Politikwissenschaftler Peter Filzmaier und Petra Stuiber, stellvertretende Chefredakteurin des „Standard“, analysieren die Folgen des Debakels bei der Wahl des neuen SPÖ-Vorsitzenden.

Der Fehler sei bei der Übertragung in eine Excel-Tabelle passiert, so Grubesa. Die Listen aus den Wahlurnen seien zusammengeführt und in das System eingespeist worden: „Das Ergebnis wurde umgedreht.“ Fassungslos über die Vorgangsweise beim Sonderparteitag zeigte sich der ehemalige Leiter der Wahlabteilung im Innenministerium, Robert Stein.

Die Auszählung einer Wahl zwischen zwei Kandidaten mit rund 600 Stimmberechtigten sei eine „sehr einfache Aufgabe“ und innerhalb von 45 Minuten bzw. einer Stunde bewältigbar, so Stein im ORF-Radio. „Bis zum Ergebnis hat Elektronik überhaupt nichts verloren.“

Statement von Hans Peter Doskozil

Hans Peter Doskozil nimmt zum Auszählungsdebakel seiner Partei Stellung. Er nimmt das Ergebnis zur Kenntnis und schließt das Kapitel Bundespolitik für sich damit ab.

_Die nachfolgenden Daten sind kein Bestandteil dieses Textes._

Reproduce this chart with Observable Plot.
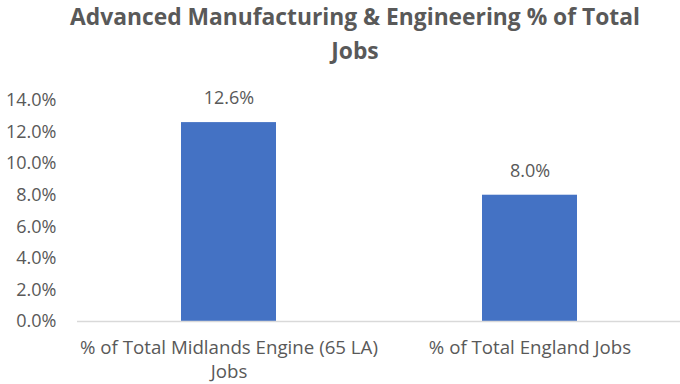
<!DOCTYPE html>
<html>
<head>
<meta charset="utf-8">
<script src="https://cdn.jsdelivr.net/npm/d3@7"></script>
<script src="https://cdn.jsdelivr.net/npm/@observablehq/plot@0.6"></script>
<style>
  html, body { margin: 0; padding: 0; background: #ffffff; }
  #wrap { position: relative; width: 680px; height: 384px; overflow: hidden; font-family: "Open Sans", sans-serif; }
  #title { position: absolute; left: 30px; top: 0px; width: 650px; text-align: center;
           font-weight: 700; font-size: 22.8px; line-height: 34px; color: #595959; }
  #chart { position: absolute; left: 0; top: 0; }
</style>
</head>
<body>
<div id="wrap">
  <div id="chart"></div>
  <div id="title">Advanced Manufacturing &amp; Engineering % of Total<br>Jobs</div>
</div>
<script>
const categories = ["% of Total Midlands Engine (65 LA) Jobs", "% of Total England Jobs"];
const values = [0.126, 0.080];
const yTicks = [0, 0.02, 0.04, 0.06, 0.08, 0.10, 0.12, 0.14];

const data = categories.map((c, i) => ({category: c, value: values[i]}));
const fmt = d3.format(".1%");
const textColor = "#595959";

const chart = Plot.plot({
  width: 680,
  height: 384,
  marginTop: 100,
  marginBottom: 63,
  marginLeft: 77,
  marginRight: 0,
  style: {fontFamily: "Open Sans", color: textColor, background: "transparent"},
  x: {domain: categories, padding: 0, label: null},
  y: {domain: [0, 0.14], label: null},
  marks: [
    Plot.axisY({ticks: yTicks, tickFormat: fmt, tickSize: 0, tickPadding: 21, fontSize: 18, fill: textColor, label: null}),
    Plot.axisX({tickSize: 0, tickPadding: 16, fontSize: 18.7, fill: textColor, lineWidth: 17.5, lineHeight: 1.26, label: null}),
    Plot.barY(data, {x: "category", y: "value", fill: "#4472C4", insetLeft: 103, insetRight: 103}),
    Plot.ruleY([0], {stroke: "#d9d9d9", strokeWidth: 1.3}),
    Plot.text(data, {x: "category", y: "value", text: d => fmt(d.value), dy: -24, fontSize: 18, fill: textColor})
  ]
});
document.getElementById("chart").appendChild(chart);
</script>
</body>
</html>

Doskozil legt Bundespolitik ad acta

Wenig später trat Doskozil in Eisenstadt vor die Presse und gestand seine Niederlage ein. „Es ist unbestritten, das Wahlergebnis so zur Kenntnis zu nehmen“, sagte er. Er wolle Babler „zum Gewinn der Wahl und zum Vorsitz der Bundespartei recht herzlich gratulieren“. Seine eigenen Ambitionen erklärte Doskozil für beendet, er wolle auch keinen neuerlichen Sonderparteitag: „Für mich ist das Kapitel Bundespolitik damit ein für alle Mal abgeschlossen.“ Ob er selber bei der Landtagswahl 2025 noch einmal antreten werde, ließ er offen.

Die jüngsten Ereignisse wertete Doskozil als „Tiefpunkt“ für die österreichische Sozialdemokratie. „Es wird Häme geben, es wird Spott geben, aber es wird wieder schönere Zeiten für die Sozialdemokratie geben“, zeigte er sich nach knapp 48 Stunden, in denen er sich fälschlicherweise als Vorsitzender der SPÖ gewähnt hatte, überzeugt.